WORK REQUIRED:
Reproduce exactly the lines below, from the first one through the line containing "(t6) at (357,470)", and omit any pictures.

Raw records
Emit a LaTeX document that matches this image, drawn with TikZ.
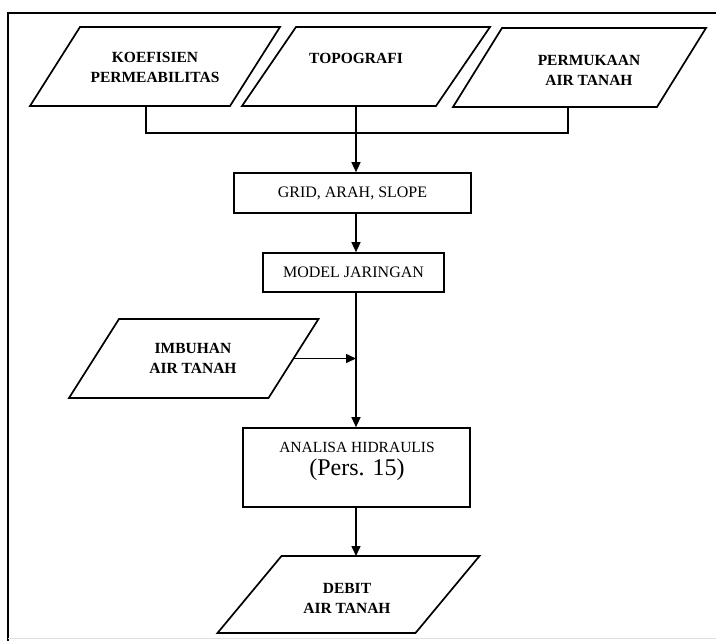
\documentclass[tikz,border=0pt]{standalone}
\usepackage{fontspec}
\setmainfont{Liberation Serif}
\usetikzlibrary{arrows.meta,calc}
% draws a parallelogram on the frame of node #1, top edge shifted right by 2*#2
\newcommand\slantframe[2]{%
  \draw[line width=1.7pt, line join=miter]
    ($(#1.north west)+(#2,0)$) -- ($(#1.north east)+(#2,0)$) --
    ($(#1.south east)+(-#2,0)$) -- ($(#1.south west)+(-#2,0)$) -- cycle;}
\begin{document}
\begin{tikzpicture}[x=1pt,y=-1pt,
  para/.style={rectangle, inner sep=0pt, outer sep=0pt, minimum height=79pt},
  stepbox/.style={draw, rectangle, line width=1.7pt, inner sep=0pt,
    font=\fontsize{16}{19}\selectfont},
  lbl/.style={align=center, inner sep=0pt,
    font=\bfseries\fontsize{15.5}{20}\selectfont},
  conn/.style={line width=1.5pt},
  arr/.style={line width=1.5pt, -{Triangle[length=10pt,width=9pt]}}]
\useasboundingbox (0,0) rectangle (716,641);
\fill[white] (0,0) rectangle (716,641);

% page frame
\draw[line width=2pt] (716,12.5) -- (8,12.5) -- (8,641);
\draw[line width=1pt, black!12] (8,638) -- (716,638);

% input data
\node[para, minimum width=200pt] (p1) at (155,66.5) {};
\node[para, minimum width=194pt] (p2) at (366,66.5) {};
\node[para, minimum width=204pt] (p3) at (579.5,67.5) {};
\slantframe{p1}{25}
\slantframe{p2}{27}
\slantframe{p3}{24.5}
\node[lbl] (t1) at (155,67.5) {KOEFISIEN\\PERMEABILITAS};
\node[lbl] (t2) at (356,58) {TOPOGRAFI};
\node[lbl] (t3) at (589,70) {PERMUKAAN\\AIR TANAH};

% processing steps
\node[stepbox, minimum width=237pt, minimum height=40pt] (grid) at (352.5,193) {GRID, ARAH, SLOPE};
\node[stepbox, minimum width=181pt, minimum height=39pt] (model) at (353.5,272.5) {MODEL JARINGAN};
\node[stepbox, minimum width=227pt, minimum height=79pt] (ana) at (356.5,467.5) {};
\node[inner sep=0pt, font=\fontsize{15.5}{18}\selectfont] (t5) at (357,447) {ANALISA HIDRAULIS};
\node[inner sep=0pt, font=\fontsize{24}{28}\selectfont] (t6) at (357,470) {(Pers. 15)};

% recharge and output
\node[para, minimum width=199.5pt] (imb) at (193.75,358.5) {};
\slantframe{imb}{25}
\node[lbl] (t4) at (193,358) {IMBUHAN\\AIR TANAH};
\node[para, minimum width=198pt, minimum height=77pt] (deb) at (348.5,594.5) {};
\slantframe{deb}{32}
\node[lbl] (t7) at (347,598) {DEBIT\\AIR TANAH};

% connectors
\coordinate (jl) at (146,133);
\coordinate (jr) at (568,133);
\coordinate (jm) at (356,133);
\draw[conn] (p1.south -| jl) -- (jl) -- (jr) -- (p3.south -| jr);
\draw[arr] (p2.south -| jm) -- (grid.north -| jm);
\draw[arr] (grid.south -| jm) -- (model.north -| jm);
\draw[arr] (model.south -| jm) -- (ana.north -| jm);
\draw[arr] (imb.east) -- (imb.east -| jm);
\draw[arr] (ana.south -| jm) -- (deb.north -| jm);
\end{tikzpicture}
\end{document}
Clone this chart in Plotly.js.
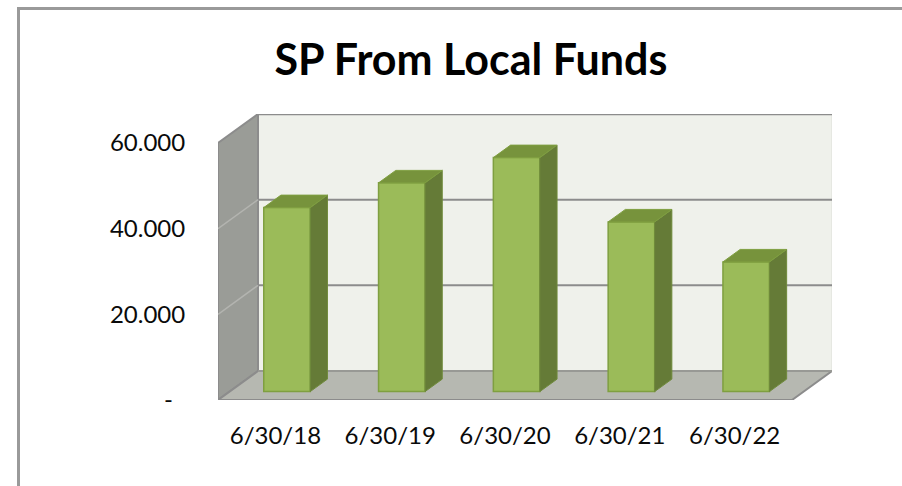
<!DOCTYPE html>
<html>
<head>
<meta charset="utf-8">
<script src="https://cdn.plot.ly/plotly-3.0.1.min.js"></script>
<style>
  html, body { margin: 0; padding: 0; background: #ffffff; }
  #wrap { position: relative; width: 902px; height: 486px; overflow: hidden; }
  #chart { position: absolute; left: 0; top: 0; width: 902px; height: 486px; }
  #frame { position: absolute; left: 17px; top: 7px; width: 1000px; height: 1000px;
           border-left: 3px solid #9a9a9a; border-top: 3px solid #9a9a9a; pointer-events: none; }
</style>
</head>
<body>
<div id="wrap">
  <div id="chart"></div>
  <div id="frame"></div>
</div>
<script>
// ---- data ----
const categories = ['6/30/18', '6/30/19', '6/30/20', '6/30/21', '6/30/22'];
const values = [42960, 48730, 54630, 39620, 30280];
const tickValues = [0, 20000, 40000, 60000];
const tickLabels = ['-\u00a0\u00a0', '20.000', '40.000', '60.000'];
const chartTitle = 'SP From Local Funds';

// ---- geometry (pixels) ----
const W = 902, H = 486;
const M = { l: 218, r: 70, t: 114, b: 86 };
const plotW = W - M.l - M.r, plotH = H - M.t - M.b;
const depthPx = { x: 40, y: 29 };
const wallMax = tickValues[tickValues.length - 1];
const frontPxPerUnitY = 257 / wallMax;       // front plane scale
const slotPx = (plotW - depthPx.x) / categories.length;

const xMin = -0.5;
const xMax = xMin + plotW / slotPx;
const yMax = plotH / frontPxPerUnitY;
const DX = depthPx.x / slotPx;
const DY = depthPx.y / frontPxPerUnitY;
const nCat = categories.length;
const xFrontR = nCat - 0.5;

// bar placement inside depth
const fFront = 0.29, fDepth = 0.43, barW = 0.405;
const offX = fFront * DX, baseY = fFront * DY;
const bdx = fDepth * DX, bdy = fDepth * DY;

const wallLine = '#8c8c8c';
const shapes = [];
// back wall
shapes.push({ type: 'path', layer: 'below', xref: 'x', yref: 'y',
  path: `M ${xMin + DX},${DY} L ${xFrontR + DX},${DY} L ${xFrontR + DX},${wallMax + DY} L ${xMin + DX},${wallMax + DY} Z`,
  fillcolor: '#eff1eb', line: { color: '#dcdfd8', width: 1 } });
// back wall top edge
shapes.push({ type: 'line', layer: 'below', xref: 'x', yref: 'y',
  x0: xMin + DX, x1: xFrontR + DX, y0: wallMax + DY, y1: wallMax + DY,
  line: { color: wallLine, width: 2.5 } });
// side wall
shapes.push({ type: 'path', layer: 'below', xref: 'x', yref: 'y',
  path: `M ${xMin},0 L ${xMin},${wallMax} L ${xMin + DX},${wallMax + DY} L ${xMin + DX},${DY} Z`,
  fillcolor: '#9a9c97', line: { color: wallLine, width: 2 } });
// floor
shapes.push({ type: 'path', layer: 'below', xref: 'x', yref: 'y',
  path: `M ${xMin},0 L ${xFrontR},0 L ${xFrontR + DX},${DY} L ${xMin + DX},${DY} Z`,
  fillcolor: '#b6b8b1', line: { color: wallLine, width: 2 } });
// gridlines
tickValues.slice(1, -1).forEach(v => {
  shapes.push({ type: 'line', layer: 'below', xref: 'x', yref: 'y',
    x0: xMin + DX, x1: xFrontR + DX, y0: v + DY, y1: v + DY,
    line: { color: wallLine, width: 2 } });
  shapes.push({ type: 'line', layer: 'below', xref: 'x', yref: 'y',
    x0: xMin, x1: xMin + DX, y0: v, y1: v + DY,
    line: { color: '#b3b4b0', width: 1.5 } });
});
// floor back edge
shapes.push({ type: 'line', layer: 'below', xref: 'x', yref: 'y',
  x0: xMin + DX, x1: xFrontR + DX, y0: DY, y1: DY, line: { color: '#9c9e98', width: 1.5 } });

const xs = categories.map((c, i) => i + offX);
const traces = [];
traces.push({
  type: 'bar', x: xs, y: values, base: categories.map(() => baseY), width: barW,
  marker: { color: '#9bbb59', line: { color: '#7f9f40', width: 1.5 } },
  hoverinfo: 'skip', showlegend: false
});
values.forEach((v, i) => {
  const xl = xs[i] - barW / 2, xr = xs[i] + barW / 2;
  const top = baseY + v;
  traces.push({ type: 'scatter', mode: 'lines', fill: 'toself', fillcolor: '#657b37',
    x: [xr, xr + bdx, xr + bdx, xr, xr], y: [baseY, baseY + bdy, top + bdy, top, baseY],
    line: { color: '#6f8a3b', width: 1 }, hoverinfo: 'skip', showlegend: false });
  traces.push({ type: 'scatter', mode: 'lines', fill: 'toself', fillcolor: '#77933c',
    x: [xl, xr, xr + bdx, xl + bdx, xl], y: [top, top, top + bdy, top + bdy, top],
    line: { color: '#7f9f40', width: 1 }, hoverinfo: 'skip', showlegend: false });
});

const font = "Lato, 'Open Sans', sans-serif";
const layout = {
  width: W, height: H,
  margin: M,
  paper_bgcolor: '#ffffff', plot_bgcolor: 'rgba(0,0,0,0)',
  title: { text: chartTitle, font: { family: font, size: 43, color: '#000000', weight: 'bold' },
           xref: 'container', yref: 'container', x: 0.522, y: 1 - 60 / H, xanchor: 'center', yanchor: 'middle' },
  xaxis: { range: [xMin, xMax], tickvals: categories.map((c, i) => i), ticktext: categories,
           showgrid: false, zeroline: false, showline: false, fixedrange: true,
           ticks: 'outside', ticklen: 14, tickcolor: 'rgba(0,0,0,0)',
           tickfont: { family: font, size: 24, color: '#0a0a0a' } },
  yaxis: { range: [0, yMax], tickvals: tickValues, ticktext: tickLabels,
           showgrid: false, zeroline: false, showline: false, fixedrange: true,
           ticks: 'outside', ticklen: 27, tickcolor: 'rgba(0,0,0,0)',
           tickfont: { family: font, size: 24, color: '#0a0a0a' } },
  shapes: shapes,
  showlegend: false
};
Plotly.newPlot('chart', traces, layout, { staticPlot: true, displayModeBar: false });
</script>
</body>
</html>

TASK SOLUTION:
Emit a LaTeX document that matches this image, drawn with TikZ.
\documentclass[tikz,border=0pt]{standalone}
\usepackage{fontspec}
\setmainfont{Liberation Serif}
\usetikzlibrary{arrows.meta,calc}
% draws a parallelogram on the frame of node #1, top edge shifted right by 2*#2
\newcommand\slantframe[2]{%
  \draw[line width=1.7pt, line join=miter]
    ($(#1.north west)+(#2,0)$) -- ($(#1.north east)+(#2,0)$) --
    ($(#1.south east)+(-#2,0)$) -- ($(#1.south west)+(-#2,0)$) -- cycle;}
\begin{document}
\begin{tikzpicture}[x=1pt,y=-1pt,
  para/.style={rectangle, inner sep=0pt, outer sep=0pt, minimum height=79pt},
  stepbox/.style={draw, rectangle, line width=1.7pt, inner sep=0pt,
    font=\fontsize{16}{19}\selectfont},
  lbl/.style={align=center, inner sep=0pt,
    font=\bfseries\fontsize{15.5}{20}\selectfont},
  conn/.style={line width=1.5pt},
  arr/.style={line width=1.5pt, -{Triangle[length=10pt,width=9pt]}}]
\useasboundingbox (0,0) rectangle (716,641);
\fill[white] (0,0) rectangle (716,641);

% page frame
\draw[line width=2pt] (716,12.5) -- (8,12.5) -- (8,641);
\draw[line width=1pt, black!12] (8,638) -- (716,638);

% input data
\node[para, minimum width=200pt] (p1) at (155,66.5) {};
\node[para, minimum width=194pt] (p2) at (366,66.5) {};
\node[para, minimum width=204pt] (p3) at (579.5,67.5) {};
\slantframe{p1}{25}
\slantframe{p2}{27}
\slantframe{p3}{24.5}
\node[lbl] (t1) at (155,67.5) {KOEFISIEN\\PERMEABILITAS};
\node[lbl] (t2) at (356,58) {TOPOGRAFI};
\node[lbl] (t3) at (589,70) {PERMUKAAN\\AIR TANAH};

% processing steps
\node[stepbox, minimum width=237pt, minimum height=40pt] (grid) at (352.5,193) {GRID, ARAH, SLOPE};
\node[stepbox, minimum width=181pt, minimum height=39pt] (model) at (353.5,272.5) {MODEL JARINGAN};
\node[stepbox, minimum width=227pt, minimum height=79pt] (ana) at (356.5,467.5) {};
\node[inner sep=0pt, font=\fontsize{15.5}{18}\selectfont] (t5) at (357,447) {ANALISA HIDRAULIS};
\node[inner sep=0pt, font=\fontsize{24}{28}\selectfont] (t6) at (357,470) {(Pers. 15)};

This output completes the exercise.